Evidence of Bronze Age inhabitation is to be found in the prevalence of lioses (also known as Ring Forts – as far as can be ascertained they were enclosed farmsteads with a domestic rather than military purpose and they date from a period between 400 AD and 1200 AD. That they weathered the years can be attributed in large part to an aura of superstition associated with them. These old survivors were, and indeed still are, known as “fairy forts” and dare not be violated) which were to be found in most of the townlands of the parish at one time. Many still remain.
The site at McAuliffes farm, Ballytrasna is particularly large and there is a remarkable lios at Finns, Ballyroberts, which is surrounded by three concentric mounds. A fibula (ancient brooch) was found at this site in 1838. In the townland of Ballyarra a souterrain site was discovered by William Ronayne in 1953 at McAuliffes farm, about a quarter of a mile downstream from Bridesbridge. It is probable that the souterrain dates from the 7th century A.D. Bronze and iron pins as well as flint and deer antlers were among the finds at this location.
Near the parish boundary is Corrin Hill, the site of Cairn Tighearnaigh (Cairn is a round or long mound of stones, often covering chamber or burial (sometimes used for earth mound).
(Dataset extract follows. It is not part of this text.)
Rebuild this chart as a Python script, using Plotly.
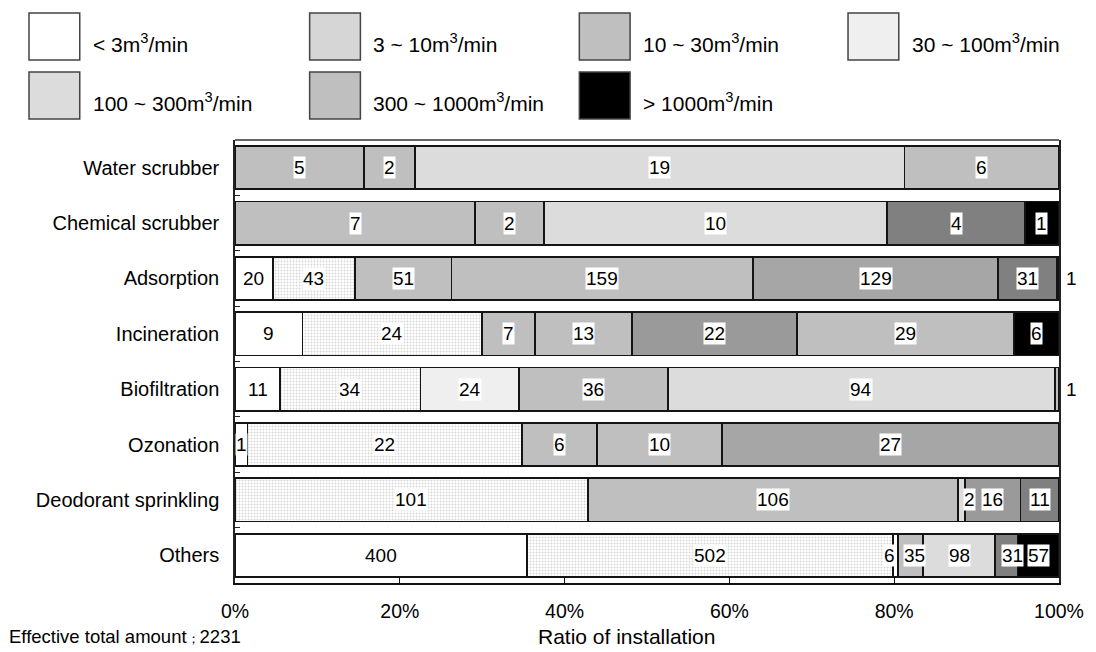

An early bronze Age site was uncovered here in 1833. The cairn which stood on the summit of the hill was almost circular in shape. It measured 100′ x 90′ and was topped by a pillar of stones 9′ high. Two vessels were found in the cairn; one was destroyed on the site the other passed into the hands of Rev. J.B. Ryder, who was then resident in Castlelyons House and who became notorious in 1834 when he was the clergyman involved in the Gortrua Tithe War murders. The vessel was 5½” high 3½” in diameter at the base and 5¾” at the mouth. It had a conical cover, it was not an urn, but was intended as a food container. Close to the carin a hill fort was built during the early Iron Age. This great fort had three embankments running the full breadth of the hill.
Among other items found in the district was a stone axe, a perfect specimen now on display in the museum, Enniscorthy. It was found in 1949 at Riordans farm, Ballyarra.
St Bridget’s Stone (megalithic structure) – located in a field on the north facing slope in a fiels to the east of Britway Church. This is roughly a rectangular structure, consisting of a number of upright slabs and lying slabs. This is known locally as “St Bridget’s Stone” and hollows along the eastern edge are siad to be impressions of her knees.